As we all know, Virginia's offense runs through point guard Sean Singletary. His speed and ability in transition makes the UVA offense work. He likes to penetrate, and he can score on the inside or kick it out to one of the Hoos' outstanding three-point shooters. Singletary is a good outside shooter in his own right, hitting 40% from three-point range this year. He makes players around him better, and he's also a good on-ball defender.
Two problems have plagued Singletary throughout his career. He has some lapses when it comes to shot selection and turnovers. Virginia Tech must play in-your-face defense with Singletary, because he has a tendency to turn the ball over. They've got to limit his passing opportunities and force him to take bad shots. He can get rattled. However, this is a home game, and Singletary knows he needs to get his team back on the right track. I expect him to come out and play well.
Perhaps the most important thing for the Hokies will be not letting Virginia get going in transition. They are a very dangerous team with Singletary heading towards the basket, and the other three shooters spotting up outside the three-point line. In the halfcourt, Tech must contain Singletary's dribble penetration.
Let's see how the teams match up statistically.
|VT vs. UVA|
|Stat||ACC Rank||Stat||ACC Rank|
|3-Pt. % Defense||32.6%||6||34.5%||10||VT|
That's about as even as you can get. The Hokies' average ranking in those 10 categories is 6.9, while the Hoos are even at 7.0. It doesn't get any closer than that.
Although UVA has the edge in six of the 10 categories, the Hokies hold a major edge defensively in this game. Teams are scoring less than 60 points per game against Tech, while UVA is giving up over 70 per game. Tech is also holding opponents to a very low shooting percentage, while the Hoos' field goal percentage defense is near the bottom of the ACC.
However, UVA plays much better defense at home. They are allowing just 62 points per game at the John Paul Jones Arena. It's on the road where they have allowed 85 points to Penn (who lost to Florida Gulf Coast 60-30), 108 to Xavier and 87 against Duke. At home they have been a much better defensive team, so don't expect the Hokies to have a great night offensively just because of UVA's overall defensive numbers.
Meanwhile, Virginia Tech is averaging just 61.6 points per game in true road contests. They've broken the 70 point barrier just once, and in their last two road outings they scored 49 at Richmond and 54 at St. John's. That won't get it done against a UVA team that averages 82.2 points per game at home.
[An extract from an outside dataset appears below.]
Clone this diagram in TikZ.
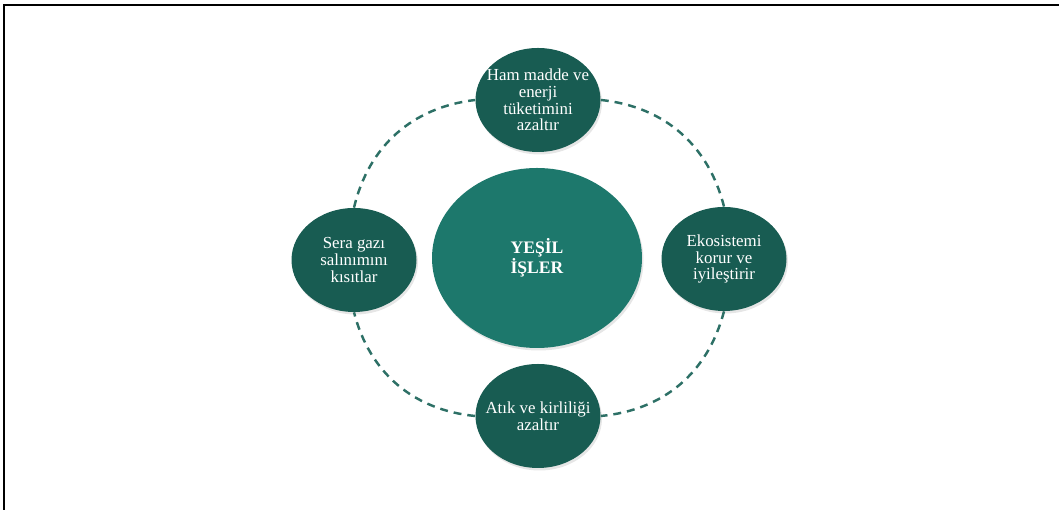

Under Dave Leitao, the difference in the Hoos on the road and at home has been like night and day. We saw that last year, when a Tech team that was missing leading scorer Zabian Dowdell for most of the day because of foul trouble crushed UVA 84-57 in Blacksburg. In the rematch in Charlottesville, the Hoos buckled down defensively, hit 10 of 16 three pointers, and won 69-56.
Perhaps the most surprising stat that UVA has put up this year is in the rebounding column. Despite going with a small lineup that consists of four perimeter players, the Hoos are an amazing +11.4 in rebounding margin. Their guards are very aggressive, and they come up with a lot of long rebounds on the rare occasion that they miss an open three-pointer.
I don't particularly like Tech's perimeter defense matched up with UVA's experienced outside shooters. However, the Hokies should have an advantage on the inside with Jeff Allen against a very thin UVA frontcourt. The Hokies can win this game, but it's going to take an off night from the outside by UVA in their own arena, which doesn't happen often.